Mexican Women and the War

Broadsides | Correspondence | Images 

Mexican women had always played an important role in the nation's military life. Women often traveled with the army, acting as cooks, nurses, and performing other services. Since the Mexican army relied heavily on forced conscription, to limit the rate of desertion, soldiers were allowed to bring their families with them on extended campaigns. During Santa Anna's march into Texas in 1836, for example, hundreds of women and children accompanied the army. At the same time, however, women frequently performed the same services for U.S. troops, evidence that nationalistic sentiment in Mexico was not yet highly developed.

Mexican intellectuals, on the other hand, exhibited a fierce nationalism, which they often expressed with gendered language that described the war as a rape of their homeland. To inspire patriotism and the need for greater self-sacrifice, Mexican writers called attention to reports that "ferocious Yankee volunteers have violated chaste young ladies [and] thrown themselves upon our women...." As the war continued to go badly for Mexico, several broadsides appeared which purported to be written by women, clearly intended to shame Mexico's adult males for failing to protect them.

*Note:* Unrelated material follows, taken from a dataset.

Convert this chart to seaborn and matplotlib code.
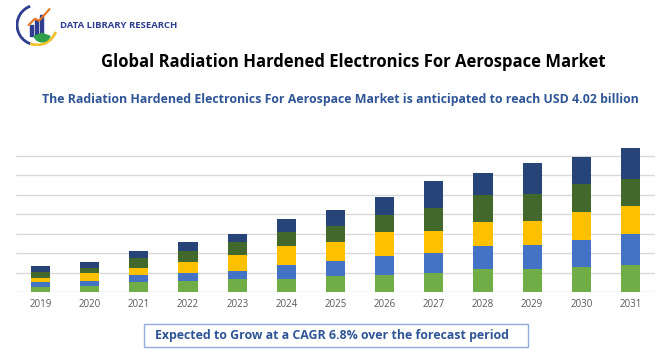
import matplotlib
matplotlib.use('Agg')
import matplotlib.pyplot as plt
import seaborn as sns
import numpy as np
import pandas as pd
from matplotlib.patches import Rectangle, Arc, Wedge

# 数据
years = ['2019', '2020', '2021', '2022', '2023', '2024', '2025',
         '2026', '2027', '2028', '2029', '2030', '2031']
seg1 = [0.24, 0.29, 0.50, 0.55, 0.65, 0.68, 0.81, 0.89, 0.99, 1.17, 1.20, 1.28, 1.40]
seg2 = [0.29, 0.26, 0.36, 0.41, 0.43, 0.69, 0.77, 0.94, 1.00, 1.18, 1.23, 1.40, 1.59]
seg3 = [0.21, 0.41, 0.39, 0.60, 0.82, 0.98, 1.01, 1.23, 1.13, 1.23, 1.23, 1.42, 1.42]
seg4 = [0.31, 0.29, 0.50, 0.56, 0.65, 0.75, 0.82, 0.89, 1.18, 1.40, 1.39, 1.42, 1.39]
seg5 = [0.29, 0.29, 0.34, 0.43, 0.43, 0.65, 0.79, 0.94, 1.42, 1.14, 1.56, 1.40, 1.59]
seg_colors = ['#70AD47', '#4472C4', '#FFC000', '#43682B', '#264478']

title = 'Global Radiation Hardened Electronics For Aerospace Market'
subtitle = 'The Radiation Hardened Electronics For Aerospace Market is anticipated to reach USD 4.02 billion'
footer = 'Expected to Grow at a CAGR 6.8% over the forecast period'

sns.set_style('white')
plt.rcParams['font.family'] = ['Open Sans', 'DejaVu Sans']

fig = plt.figure(figsize=(6.7, 3.5), dpi=100)
ax = fig.add_axes([16 / 670, 58 / 350, 639 / 670, 7.5 * 19.48 / 350])

# 堆叠柱状图: 从总量开始往下画
segs = [seg1, seg2, seg3, seg4, seg5]
cum = np.cumsum(np.array(segs), axis=0)
for i in range(4, -1, -1):
    df = pd.DataFrame({'year': years, 'val': cum[i]})
    sns.barplot(data=df, x='year', y='val', color=seg_colors[i], saturation=1,
                width=0.39, ax=ax, zorder=3, linewidth=0, edgecolor='none')

ax.set_xlim(-0.5, 12.5)
ax.set_ylim(0, 7.5)
ax.set_yticks(range(0, 8))
ax.set_yticklabels([])
ax.yaxis.grid(True, color='#D9D9D9', linewidth=1)
ax.set_axisbelow(True)
ax.set_xlabel('')
ax.set_ylabel('')
for s in ax.spines.values():
    s.set_visible(False)
ax.tick_params(axis='both', length=0)
ax.tick_params(axis='x', labelsize=7, labelcolor='#595959', pad=5)

# 标题
fig.text(353 / 670, (350 - 62) / 350, title, ha='center', va='center',
         fontsize=12, fontweight='bold', color='black')
fig.text(340 / 670, (350 - 100) / 350, subtitle, ha='center', va='center',
         fontsize=8.9, fontweight='bold', color='#2F5597')

# 底部框
fig.patches.append(Rectangle((144 / 670, 3 / 350), 384 / 670, 23 / 350,
                             transform=fig.transFigure, facecolor='white',
                             edgecolor='#8FAADC', linewidth=1))
fig.text(332 / 670, 15 / 350, footer, ha='center', va='center',
         fontsize=8.9, fontweight='bold', color='#2F5597')

# logo
lax = fig.add_axes([16 / 670, 304 / 350, 42 / 670, 42 / 350])
lax.set_xlim(0, 1)
lax.set_ylim(0, 1)
lax.axis('off')
lax.add_patch(Arc((0.5, 0.5), 0.95, 0.95, theta1=110, theta2=250, color='#2E3D8F', linewidth=2))
lax.add_patch(Arc((0.5, 0.5), 0.95, 0.95, theta1=250, theta2=340, color='#F2C12E', linewidth=2))
for bx, bh in zip([0.33, 0.45, 0.57], [0.25, 0.38, 0.5]):
    lax.add_patch(Rectangle((bx, 0.25), 0.08, bh, color='#2E3D8F'))
lax.plot([0.3, 0.45, 0.55, 0.8], [0.5, 0.65, 0.6, 0.88], color='#E87722', linewidth=1.5)
lax.add_patch(Wedge((0.62, 0.3), 0.2, 200, 340, color='#2E9E4A'))
fig.text(60 / 670, (350 - 25) / 350, 'DATA LIBRARY RESEARCH', ha='left', va='center',
         fontsize=6.8, fontweight='bold', color='#2E3D8F')

plt.savefig('out.png', dpi=100)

One such poem, When the Women Oppose the Cowardly Men, concludes with the following lines:

If male hearts
Succumb to fear,
May the wretches remember
There are women still
Who know how to fight
And know how to die
Man will be humbled
But the proud woman . . . Never!

American soldiers expressed markedly different views of Mexican women. Many, who had read the epic historical novels of Sir Walter Scott, imagined themselves as knights errant on a great crusade; their dreams of adventure in a foreign land contained unmistakably romantic and sexual undertones. Coexisting with the racism of the period was an exalted view of Mexican womanhood that fueled the heroic fantasies of U.S. troops, many of whom regarded Mexican women as damsels in distress, eager to be rescued by virile Anglo Americans. Dime novelists helped to reinforce these ideas, producing a sizable body of literature--such novels as The Volunteer or, The Maid of Monterey by Ned Buntline or The Hunted Chief: or the Female Ranchero by Newton Curtis?in which Mexican women fell in love with American soldiers, thereby presenting the war as an allegory of sexual conquest.